Sometimes when people who are close to you ask you a question or make some statement, even though you know they have good intentions in mind, the statements/questions sometimes flashes reality to you. And at times reality is not too great, and kind of hits you In the face, making you slightly irritated. I just collected some such questions and statements, and my after thoughts on them.
Stop talking about work…sorry guys that’s what I have got going right now, pretty much everything else is conventionally boring.

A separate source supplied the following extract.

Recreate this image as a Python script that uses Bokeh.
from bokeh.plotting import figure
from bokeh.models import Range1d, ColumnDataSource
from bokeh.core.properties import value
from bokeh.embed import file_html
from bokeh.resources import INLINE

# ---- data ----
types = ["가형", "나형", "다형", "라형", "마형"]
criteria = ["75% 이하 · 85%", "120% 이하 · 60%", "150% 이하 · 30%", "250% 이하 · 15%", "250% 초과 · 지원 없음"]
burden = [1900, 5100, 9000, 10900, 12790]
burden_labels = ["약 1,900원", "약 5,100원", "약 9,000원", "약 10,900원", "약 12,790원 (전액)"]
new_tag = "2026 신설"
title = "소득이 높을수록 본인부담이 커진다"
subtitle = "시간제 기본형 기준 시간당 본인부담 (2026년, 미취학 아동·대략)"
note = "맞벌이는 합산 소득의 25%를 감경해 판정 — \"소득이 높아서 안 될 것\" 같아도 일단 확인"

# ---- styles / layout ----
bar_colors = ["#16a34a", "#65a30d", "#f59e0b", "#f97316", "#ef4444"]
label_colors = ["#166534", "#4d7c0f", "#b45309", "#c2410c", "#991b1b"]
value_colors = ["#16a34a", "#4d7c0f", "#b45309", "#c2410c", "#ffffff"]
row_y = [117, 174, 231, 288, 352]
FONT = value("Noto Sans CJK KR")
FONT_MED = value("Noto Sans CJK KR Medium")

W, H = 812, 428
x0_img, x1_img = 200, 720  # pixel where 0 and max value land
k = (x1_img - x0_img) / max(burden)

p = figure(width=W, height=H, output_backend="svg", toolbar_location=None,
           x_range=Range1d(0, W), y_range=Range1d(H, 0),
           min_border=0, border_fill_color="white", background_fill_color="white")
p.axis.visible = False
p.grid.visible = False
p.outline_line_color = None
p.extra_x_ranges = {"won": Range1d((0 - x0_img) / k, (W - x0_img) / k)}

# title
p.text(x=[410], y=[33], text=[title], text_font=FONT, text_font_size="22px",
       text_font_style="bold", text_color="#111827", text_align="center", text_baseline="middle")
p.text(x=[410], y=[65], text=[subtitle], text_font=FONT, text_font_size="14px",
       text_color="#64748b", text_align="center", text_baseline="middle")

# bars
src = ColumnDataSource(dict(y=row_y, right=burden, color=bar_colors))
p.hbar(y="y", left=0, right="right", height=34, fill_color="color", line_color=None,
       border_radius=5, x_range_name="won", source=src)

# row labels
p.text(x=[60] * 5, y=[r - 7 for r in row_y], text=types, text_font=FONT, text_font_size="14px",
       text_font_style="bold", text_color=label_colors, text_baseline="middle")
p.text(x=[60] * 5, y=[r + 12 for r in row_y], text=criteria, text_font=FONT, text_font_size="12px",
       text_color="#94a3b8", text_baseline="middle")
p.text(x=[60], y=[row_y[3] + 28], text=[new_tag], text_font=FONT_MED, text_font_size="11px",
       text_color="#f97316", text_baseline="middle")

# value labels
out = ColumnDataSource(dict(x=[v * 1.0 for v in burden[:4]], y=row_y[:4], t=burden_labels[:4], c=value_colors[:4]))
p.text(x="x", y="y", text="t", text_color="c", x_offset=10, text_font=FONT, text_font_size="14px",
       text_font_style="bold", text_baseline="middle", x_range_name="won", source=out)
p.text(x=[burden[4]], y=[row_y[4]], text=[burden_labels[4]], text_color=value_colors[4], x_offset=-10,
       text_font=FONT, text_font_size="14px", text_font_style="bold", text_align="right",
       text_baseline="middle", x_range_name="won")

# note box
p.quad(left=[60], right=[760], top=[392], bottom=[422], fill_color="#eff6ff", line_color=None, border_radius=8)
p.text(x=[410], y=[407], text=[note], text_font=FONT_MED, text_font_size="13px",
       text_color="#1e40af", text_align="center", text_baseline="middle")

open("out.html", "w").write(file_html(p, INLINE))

What you doing home on Friday night…unfortunately I do not have anybody to go out with, nor do I gel well amongst a unknown group of people, not enough time and skills to make new acquaintances. So you will find me at home, on Friday evening watching TV or reading a book, or finishing something for work
Whats your weekend plan?. well most of my weekend plans go to do with some writing I do for my blog, having hours of sleep to catch up on, watching an odd movie on my pc. So that’s pretty much it, I end up going out if my cousins drop in taking me out.
You worry too much.. I do agree with you on this, but somehow I am not seeing a way out, I guess I am too weak to fight this drawback of mine, or may be its time I thought about this seriously
You Think too much..yep I agree, sometimes take pride too in this fact, but nowadays I seem to have lost the big picture, whats the use? I am beginning to question myself, but sometimes I guess I am fascinated way too much on the image of living a beautiful thought
You think you are lonely..I don’t know if I should say yes or no to this, the fact is really I do not know, may be I am lonely may be I am not, may be I mistake that to being alone but not lonely.
So has the life gone forward?, what next?…someone asked me this recently, and I couldn’t help but notice how stagnant my life has become, one of the profound questions I have been asked recently, even though I knew in what context this was put, all I could do was think about it.